After going to great lengths to define human capital and to justify its relationship with development, World Bank economists set about measuring human capital for whole populations. They compared national data for health and education against benchmark values, to show the human capital shortfalls for each country due to lack of investment in health and education. In an attempt to make these scores more tangible for policy-maker audiences, they then estimated how much productivity is likely to be lost in future due to the incomplete education and poor health that exists in each country at the moment. The result is a set of national scores published regularly as the Human Capital Index and which attempt to jolt governments into making human capital investments.

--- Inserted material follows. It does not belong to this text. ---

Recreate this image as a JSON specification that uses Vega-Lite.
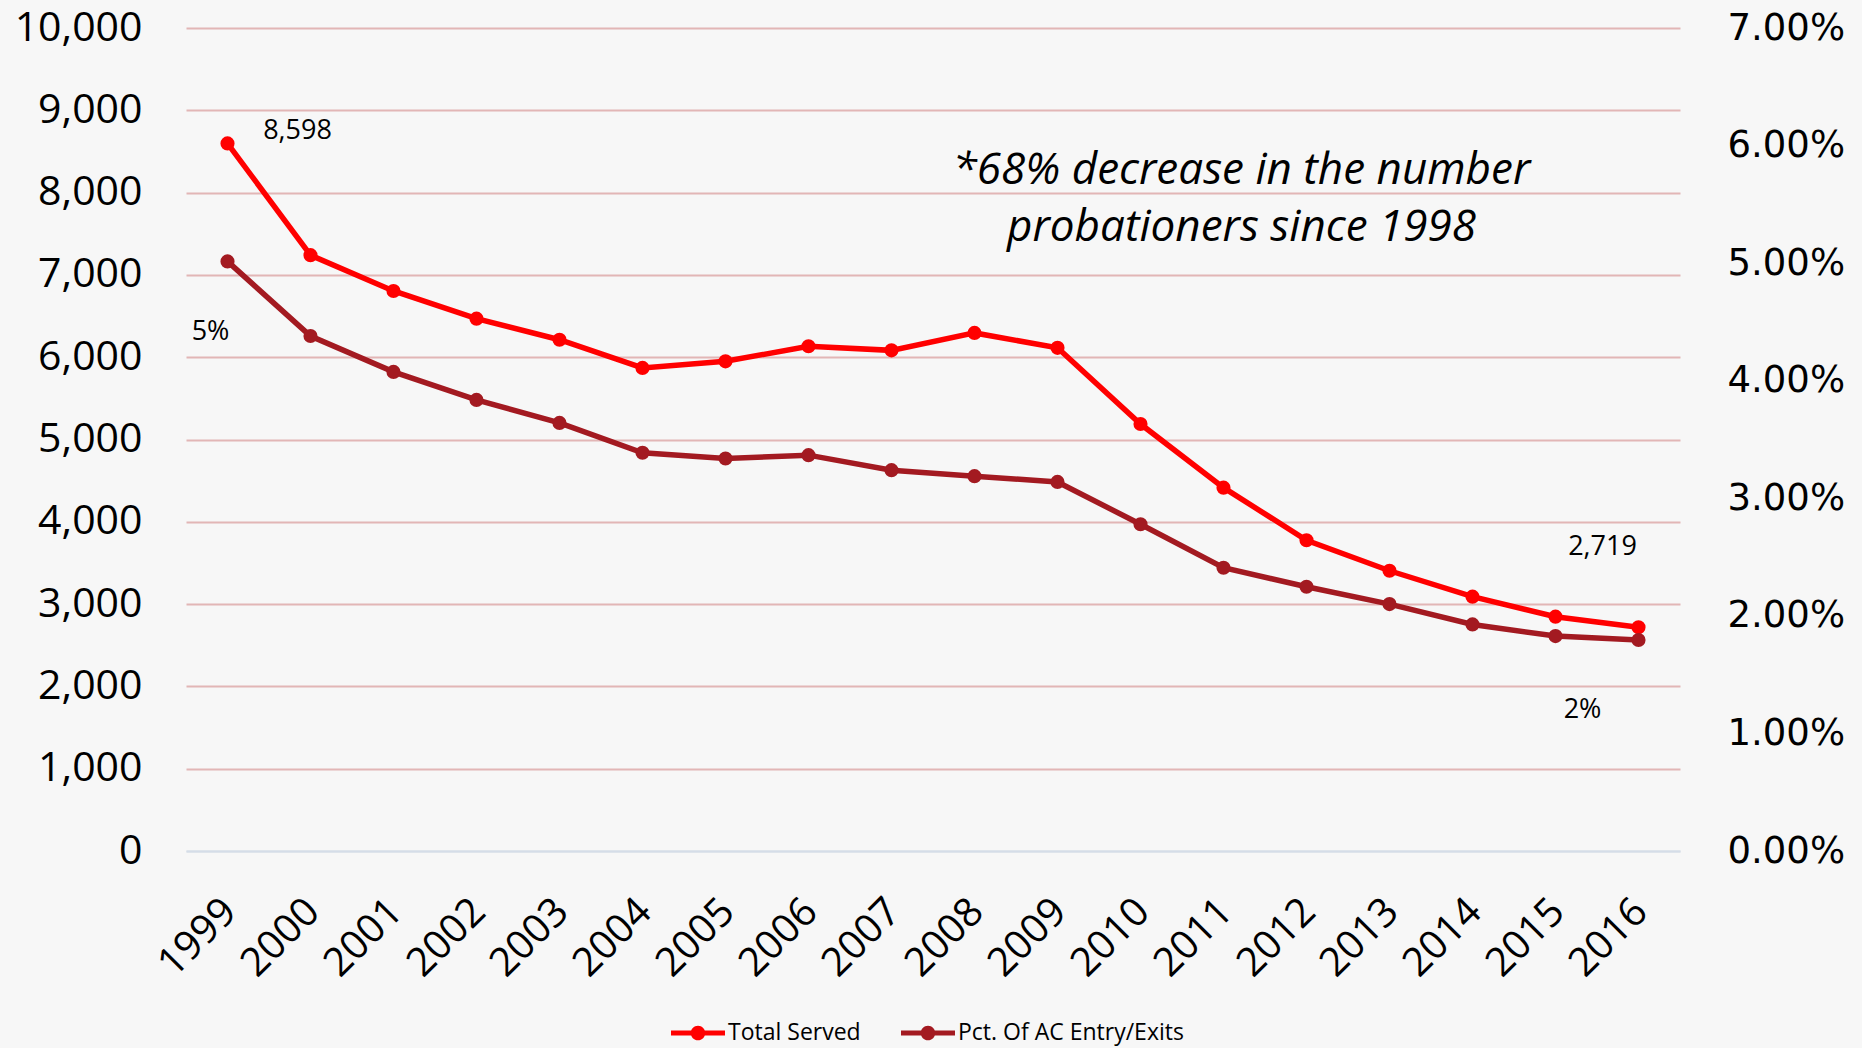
{
  "$schema": "https://vega.github.io/schema/vega-lite/v6.json",
  "width": 1494,
  "height": 823,
  "autosize": "none",
  "padding": {"left": 186, "top": 28, "right": 182, "bottom": 197},
  "background": "#f7f7f7",
  "config": {"view": {"stroke": null}},
  "data": {
    "values": [
      {"year": "1999", "served": 8598, "pct": 0.05015},
      {"year": "2000", "served": 7240, "pct": 0.0438},
      {"year": "2001", "served": 6805, "pct": 0.04075},
      {"year": "2002", "served": 6468, "pct": 0.03837},
      {"year": "2003", "served": 6212, "pct": 0.03641},
      {"year": "2004", "served": 5870, "pct": 0.03387},
      {"year": "2005", "served": 5950, "pct": 0.03338},
      {"year": "2006", "served": 6133, "pct": 0.03367},
      {"year": "2007", "served": 6083, "pct": 0.03239},
      {"year": "2008", "served": 6295, "pct": 0.03188},
      {"year": "2009", "served": 6114, "pct": 0.03139},
      {"year": "2010", "served": 5188, "pct": 0.02779},
      {"year": "2011", "served": 4415, "pct": 0.02409},
      {"year": "2012", "served": 3776, "pct": 0.02248},
      {"year": "2013", "served": 3405, "pct": 0.021},
      {"year": "2014", "served": 3090, "pct": 0.01927},
      {"year": "2015", "served": 2847, "pct": 0.01828},
      {"year": "2016", "served": 2719, "pct": 0.01795}
    ]
  },
  "encoding": {
    "x": {
      "field": "year",
      "type": "ordinal",
      "title": null,
      "axis": {
        "labelAngle": -45,
        "labelFont": "Open Sans",
        "labelFontSize": 40,
        "labelColor": "#000000",
        "labelPadding": 40,
        "labelOffset": -12,
        "ticks": false,
        "domainColor": "#d5dde8",
        "domainWidth": 2,
        "grid": false
      }
    }
  },
  "layer": [
    {
      "encoding": {
        "y": {
          "field": "served",
          "type": "quantitative",
          "scale": {"domain": [0, 10000], "nice": false},
          "title": null,
          "axis": {
            "orient": "left",
            "values": [0, 1000, 2000, 3000, 4000, 5000, 6000, 7000, 8000, 9000, 10000],
            "format": ",d",
            "labelFont": "Open Sans",
            "labelFontSize": 41,
            "labelColor": "#000000",
            "labelPadding": 44,
            "ticks": false,
            "domain": false,
            "grid": true,
            "gridColor": {"condition": {"test": "datum.value === 0", "value": "#d5dde8"}, "value": "#e2b6b6"},
            "gridWidth": 2
          }
        }
      },
      "layer": [
        {
          "mark": {"type": "line", "strokeWidth": 5.5, "point": {"filled": true, "size": 200}},
          "encoding": {
            "color": {
              "datum": "Total Served",
              "scale": {"domain": ["Total Served", "Pct. Of AC Entry/Exits"], "range": ["#ff0000", "#a31a21"]},
              "legend": {
                "orient": "none",
                "legendX": 485,
                "legendY": 978,
                "direction": "horizontal",
                "title": null,
                "padding": 0,
                "symbolType": "M-1,-0.09L1,-0.09L1,0.09L-1,0.09Z M-0.27,0A0.27,0.27 0 1,1 0.27,0A0.27,0.27 0 1,1 -0.27,0Z",
                "symbolSize": 2916,
                "symbolStrokeWidth": 0,
                "labelFont": "Open Sans",
                "labelFontSize": 23,
                "labelLimit": 500,
                "labelColor": "#000000",
                "labelOffset": 3,
                "columnPadding": 40,
                "encode": {"symbols": {"update": {"fill": {"scale": "color", "field": "value"}, "fillOpacity": {"value": 1}, "strokeWidth": {"value": 0}}}}
              }
            }
          }
        },
        {
          "transform": [{"filter": "datum.year === '1999'"}],
          "mark": {"type": "text", "font": "Open Sans", "fontSize": 27, "color": "#000000", "dx": 70, "dy": -12, "baseline": "middle"},
          "encoding": {"text": {"field": "served", "type": "quantitative", "format": ","}}
        },
        {
          "transform": [{"filter": "datum.year === '2016'"}],
          "mark": {"type": "text", "font": "Open Sans", "fontSize": 27, "color": "#000000", "dx": -36, "dy": -80, "baseline": "middle"},
          "encoding": {"text": {"field": "served", "type": "quantitative", "format": ","}}
        },
        {
          "transform": [{"filter": "datum.year === '2011'"}],
          "mark": {
            "type": "text",
            "font": "Open Sans",
            "fontStyle": "italic",
            "fontSize": 44,
            "color": "#000000",
            "dx": 18,
            "baseline": "middle",
            "lineHeight": 57,
            "text": ["*68% decrease in the number", "probationers since 1998"]
          },
          "encoding": {"y": {"datum": 8260, "type": "quantitative"}}
        }
      ]
    },
    {
      "encoding": {
        "y": {
          "field": "pct",
          "type": "quantitative",
          "scale": {"domain": [0, 0.07], "nice": false},
          "title": null,
          "axis": {
            "orient": "right",
            "values": [0, 0.01, 0.02, 0.03, 0.04, 0.05, 0.06, 0.07],
            "format": ".2%",
            "labelFont": "DejaVu Sans",
            "labelFontSize": 37,
            "labelColor": "#000000",
            "labelPadding": 47,
            "ticks": false,
            "domain": false,
            "grid": false
          }
        }
      },
      "layer": [
        {
          "mark": {"type": "line", "strokeWidth": 5.5, "point": {"filled": true, "size": 200}},
          "encoding": {"color": {"datum": "Pct. Of AC Entry/Exits"}}
        },
        {
          "transform": [{"filter": "datum.year === '1999'"}],
          "mark": {"type": "text", "font": "Open Sans", "fontSize": 27, "color": "#000000", "dx": -17, "dy": 71, "baseline": "middle"},
          "encoding": {"text": {"field": "pct", "type": "quantitative", "format": ".0%"}}
        },
        {
          "transform": [{"filter": "datum.year === '2016'"}],
          "mark": {"type": "text", "font": "Open Sans", "fontSize": 27, "color": "#000000", "dx": -56, "dy": 70, "baseline": "middle"},
          "encoding": {"text": {"field": "pct", "type": "quantitative", "format": ".0%"}}
        }
      ]
    }
  ],
  "resolve": {"scale": {"y": "independent"}}
}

Shocks and disappointments

World Bank leaders had high hopes for the Human Capital Index and the public action it might achieve. They would not only publish scores, but also a ranking of countries that would shame countries into action – an approach that was felt to have already worked well with the World Bank’s (recently disbanded) Doing Business rankings. The World Bank President at the time when the Human Capital Project was developed, Jim Yong Kim, suggested the Human Capital Index could lead to political shocks in countries with low scores and rankings. He hoped to enlist the support of influential global organisations such as credit ratings agencies who might incorporate Human Capital Index scores into their own rankings and ratings, amplifying the impact. The vision was one in which the World Bank could use its Human Capital Index to leverage financial resources far beyond its own lending:

‘if an unexpectedly low rating on the human capital index leads to, you know, a change in your sovereign bond rating, and all of a sudden your overnight borrowing costs go up, and your foreign direct investment drops, and people are on the streets saying why haven’t you invested more in people, then I think finally we’ll be at a point where people will take these investments, like girls’ education, seriously enough’ (Jim Yong Kim, speaking at the Council on Foreign Relations)

However when the first Human Capital Index was published in 2018, the outcome was somewhat less dramatic than hoped. Many low-scoring countries rejected their Human Capital Index scores and the process that produced them. The following year, Kim resigned from the World Bank and joined a private equity fund. His successor, David Malpass, has been noticeably less vocal on the idea of human capital and in 2020 the World Bank quietly dropped the rankings (but not the scores) from the Human Capital Index.

Staying relevant

While the Human Capital Index might not have had the immediate political impacts that its advocates envisaged, it has normalised and expanded use of ‘human capital’ as a concept in development policy. In doing this, the World Bank can claim authority not just over the concept, but also over the tools through which governments should invest in human capital. In an era where the World Bank’s own lending is being over-shadowed by alternative sources of funding, the Human Capital Project has offered a new mechanism through which the organisation can try to retain influence over development and over human capital-generating sectors such as healthcare and education.

The research described in this blogpost is based on an open-access article published in Third World Quarterly in 2022: Human capital, risk and the World Bank’s reintermediation in global development.